Share of forest area in total land area, top countries (2021). Finland has the tenth highest percentage of forest cover in the world.

Natural resources:
timber, iron ore, copper, lead, zinc, chromite, nickel, gold, silver, limestone

Land use:

agricultural land: 7.5% (2018 est.)

arable land: 7.4% (2018 est.)

permanent crops: 0% (2018 est.)

permanent pasture: 0.1% (2018 est.)

forest: 72.9% (2018 est.)

other: 19.6% (2018 est.)

Irrigated land:
690 km^{2} (2012)

Total renewable water resources:
110 billion m^{3} (2017 est.)

Freshwater withdrawal (domestic/industrial/agricultural):

municipal: 400 million m^{3} (2017 est.)

industrial: 1.417 billion m^{3} (2017 est.)

agricultural: 50 million m^{3} (2017 est.)

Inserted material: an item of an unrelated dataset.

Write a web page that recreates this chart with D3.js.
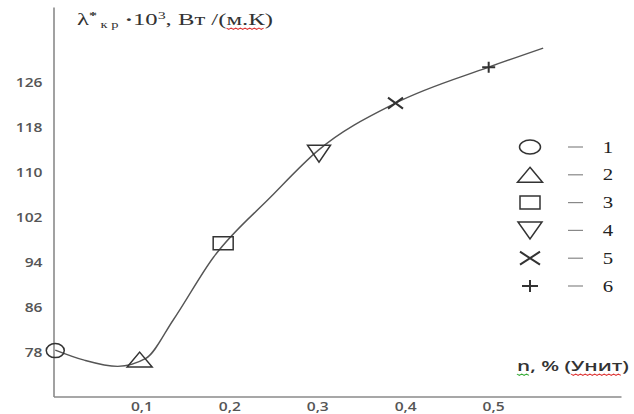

== Environmental concerns ==

Natural hazards:
Cold periods in winter pose a threat to the unprepared.

Environment – current issues:
Air pollution from manufacturing and power plants contributing to acid rain; water pollution from industrial wastes, agricultural chemicals; habitat loss threatens wildlife populations.

Environment – international agreements:

party to:
Air Pollution, Air Pollution-Heavy Metals, Air Pollution-Multi-effect Protocol, Air Pollution-Nitrogen Oxides, Air Pollution-Persistent Organic Pollutants (signed 2001, ratified 2002), Air Pollution-Sulphur 85, Air Pollution-Sulphur 94, Air Pollution-Volatile Organic Compounds, Antarctic-Environmental Protection, Antarctic-Marine Living Resources, Antarctic Treaty, Biodiversity, Climate Change, Climate Change-Kyoto Protocol (signed May 1998, ratified together with 14 other EU countries May 31, 2002), Climate Change-Paris Agreement, Comprehensive Nuclear Test Ban, Desertification, Endangered Species, Environmental Modification, Hazardous Wastes, Law of the Sea, Marine Dumping-London Convention, Marine Dumping-London Protocol, Marine Life Conservation, Nuclear Test Ban, Ozone Layer Protection, Ship Pollution, Tropical Timber 2006, Wetlands, Whaling.

==Other miscellaneous information==

- In Finland there are approximately 168,000 lakes of over 0.05 ha in size, and 57,000 of over 1 ha. A research project by National Land Survey of Finland is currently (2019) seeking to clarify the definition of 'lake' and the number of lakes in Finland.
- The Finnish capital, Helsinki, is the northernmost capital city on the mainland of any continent, and ranks as second globally (the Icelandic capital Reykjavik takes the first place globally).
- At 1313 km, Finland has the second-longest border with Russia of any European country, surpassed only by Ukraine (1576 km).
- The third largest lake, Lake Inari in the Lapland province of extreme northern Finland, has a surface area of 1040.28 km2, a total shore length of 3308 km, a maximum depth of 92 m, some 3,318 islands, and a total water volume of 15.9 km3. Despite its size and numerous recreational opportunities, the lake is scarcely visited sheerly because of its 1100 km distance from Helsinki, and its daunting distance to other similarly populated areas in the south of the country.